* START DATA BLOCK *

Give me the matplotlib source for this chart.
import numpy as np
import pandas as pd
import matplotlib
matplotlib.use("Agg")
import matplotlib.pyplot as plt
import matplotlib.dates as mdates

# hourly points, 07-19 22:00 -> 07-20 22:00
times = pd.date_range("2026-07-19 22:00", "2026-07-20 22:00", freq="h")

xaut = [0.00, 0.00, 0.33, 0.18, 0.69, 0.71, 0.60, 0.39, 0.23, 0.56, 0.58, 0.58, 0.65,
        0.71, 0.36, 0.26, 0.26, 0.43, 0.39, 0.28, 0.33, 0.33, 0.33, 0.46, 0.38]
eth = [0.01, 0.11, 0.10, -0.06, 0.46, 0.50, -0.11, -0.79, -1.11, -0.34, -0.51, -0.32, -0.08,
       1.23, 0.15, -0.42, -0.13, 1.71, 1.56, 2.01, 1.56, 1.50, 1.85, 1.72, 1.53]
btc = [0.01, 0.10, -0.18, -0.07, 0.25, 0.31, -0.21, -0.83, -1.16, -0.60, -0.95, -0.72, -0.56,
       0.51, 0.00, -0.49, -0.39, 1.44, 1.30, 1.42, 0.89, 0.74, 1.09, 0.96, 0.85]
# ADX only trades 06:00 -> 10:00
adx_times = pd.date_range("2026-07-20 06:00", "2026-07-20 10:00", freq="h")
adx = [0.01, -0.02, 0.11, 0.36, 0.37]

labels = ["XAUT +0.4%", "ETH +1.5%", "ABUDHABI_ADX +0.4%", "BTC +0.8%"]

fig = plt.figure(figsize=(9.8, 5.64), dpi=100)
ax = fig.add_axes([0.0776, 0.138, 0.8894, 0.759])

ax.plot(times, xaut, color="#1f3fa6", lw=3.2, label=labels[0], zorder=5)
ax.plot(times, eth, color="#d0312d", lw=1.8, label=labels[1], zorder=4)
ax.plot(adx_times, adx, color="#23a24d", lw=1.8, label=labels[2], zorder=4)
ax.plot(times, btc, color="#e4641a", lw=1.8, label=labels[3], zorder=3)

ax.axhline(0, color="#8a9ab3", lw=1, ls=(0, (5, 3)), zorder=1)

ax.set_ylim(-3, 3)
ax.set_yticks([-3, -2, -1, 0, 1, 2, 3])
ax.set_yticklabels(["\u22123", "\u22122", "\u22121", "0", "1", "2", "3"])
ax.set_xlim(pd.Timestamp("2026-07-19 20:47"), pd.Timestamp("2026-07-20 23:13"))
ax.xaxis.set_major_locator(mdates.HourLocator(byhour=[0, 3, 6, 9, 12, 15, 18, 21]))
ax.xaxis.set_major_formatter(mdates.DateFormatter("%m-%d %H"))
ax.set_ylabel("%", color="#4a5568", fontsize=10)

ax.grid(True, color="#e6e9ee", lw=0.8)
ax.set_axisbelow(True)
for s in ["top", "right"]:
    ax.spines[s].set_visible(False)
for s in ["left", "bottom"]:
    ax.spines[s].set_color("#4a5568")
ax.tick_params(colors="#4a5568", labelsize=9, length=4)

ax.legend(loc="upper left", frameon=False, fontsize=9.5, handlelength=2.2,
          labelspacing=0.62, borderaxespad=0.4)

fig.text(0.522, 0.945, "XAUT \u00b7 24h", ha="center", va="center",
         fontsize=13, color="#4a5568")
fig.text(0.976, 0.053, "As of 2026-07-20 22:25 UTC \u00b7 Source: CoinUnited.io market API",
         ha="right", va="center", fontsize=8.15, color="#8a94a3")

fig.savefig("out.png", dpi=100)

* END DATA BLOCK *

**WHAT IS EXPECTED**
Every line above should be retyped exactly as given.

**RESPONSE**
Give me the matplotlib source for this chart.
import numpy as np
import pandas as pd
import matplotlib
matplotlib.use("Agg")
import matplotlib.pyplot as plt
import matplotlib.dates as mdates

# hourly points, 07-19 22:00 -> 07-20 22:00
times = pd.date_range("2026-07-19 22:00", "2026-07-20 22:00", freq="h")

xaut = [0.00, 0.00, 0.33, 0.18, 0.69, 0.71, 0.60, 0.39, 0.23, 0.56, 0.58, 0.58, 0.65,
        0.71, 0.36, 0.26, 0.26, 0.43, 0.39, 0.28, 0.33, 0.33, 0.33, 0.46, 0.38]
eth = [0.01, 0.11, 0.10, -0.06, 0.46, 0.50, -0.11, -0.79, -1.11, -0.34, -0.51, -0.32, -0.08,
       1.23, 0.15, -0.42, -0.13, 1.71, 1.56, 2.01, 1.56, 1.50, 1.85, 1.72, 1.53]
btc = [0.01, 0.10, -0.18, -0.07, 0.25, 0.31, -0.21, -0.83, -1.16, -0.60, -0.95, -0.72, -0.56,
       0.51, 0.00, -0.49, -0.39, 1.44, 1.30, 1.42, 0.89, 0.74, 1.09, 0.96, 0.85]
# ADX only trades 06:00 -> 10:00
adx_times = pd.date_range("2026-07-20 06:00", "2026-07-20 10:00", freq="h")
adx = [0.01, -0.02, 0.11, 0.36, 0.37]

labels = ["XAUT +0.4%", "ETH +1.5%", "ABUDHABI_ADX +0.4%", "BTC +0.8%"]

fig = plt.figure(figsize=(9.8, 5.64), dpi=100)
ax = fig.add_axes([0.0776, 0.138, 0.8894, 0.759])

ax.plot(times, xaut, color="#1f3fa6", lw=3.2, label=labels[0], zorder=5)
ax.plot(times, eth, color="#d0312d", lw=1.8, label=labels[1], zorder=4)
ax.plot(adx_times, adx, color="#23a24d", lw=1.8, label=labels[2], zorder=4)
ax.plot(times, btc, color="#e4641a", lw=1.8, label=labels[3], zorder=3)

ax.axhline(0, color="#8a9ab3", lw=1, ls=(0, (5, 3)), zorder=1)

ax.set_ylim(-3, 3)
ax.set_yticks([-3, -2, -1, 0, 1, 2, 3])
ax.set_yticklabels(["\u22123", "\u22122", "\u22121", "0", "1", "2", "3"])
ax.set_xlim(pd.Timestamp("2026-07-19 20:47"), pd.Timestamp("2026-07-20 23:13"))
ax.xaxis.set_major_locator(mdates.HourLocator(byhour=[0, 3, 6, 9, 12, 15, 18, 21]))
ax.xaxis.set_major_formatter(mdates.DateFormatter("%m-%d %H"))
ax.set_ylabel("%", color="#4a5568", fontsize=10)

ax.grid(True, color="#e6e9ee", lw=0.8)
ax.set_axisbelow(True)
for s in ["top", "right"]:
    ax.spines[s].set_visible(False)
for s in ["left", "bottom"]:
    ax.spines[s].set_color("#4a5568")
ax.tick_params(colors="#4a5568", labelsize=9, length=4)

ax.legend(loc="upper left", frameon=False, fontsize=9.5, handlelength=2.2,
          labelspacing=0.62, borderaxespad=0.4)

fig.text(0.522, 0.945, "XAUT \u00b7 24h", ha="center", va="center",
         fontsize=13, color="#4a5568")
fig.text(0.976, 0.053, "As of 2026-07-20 22:25 UTC \u00b7 Source: CoinUnited.io market API",
         ha="right", va="center", fontsize=8.15, color="#8a94a3")

fig.savefig("out.png", dpi=100)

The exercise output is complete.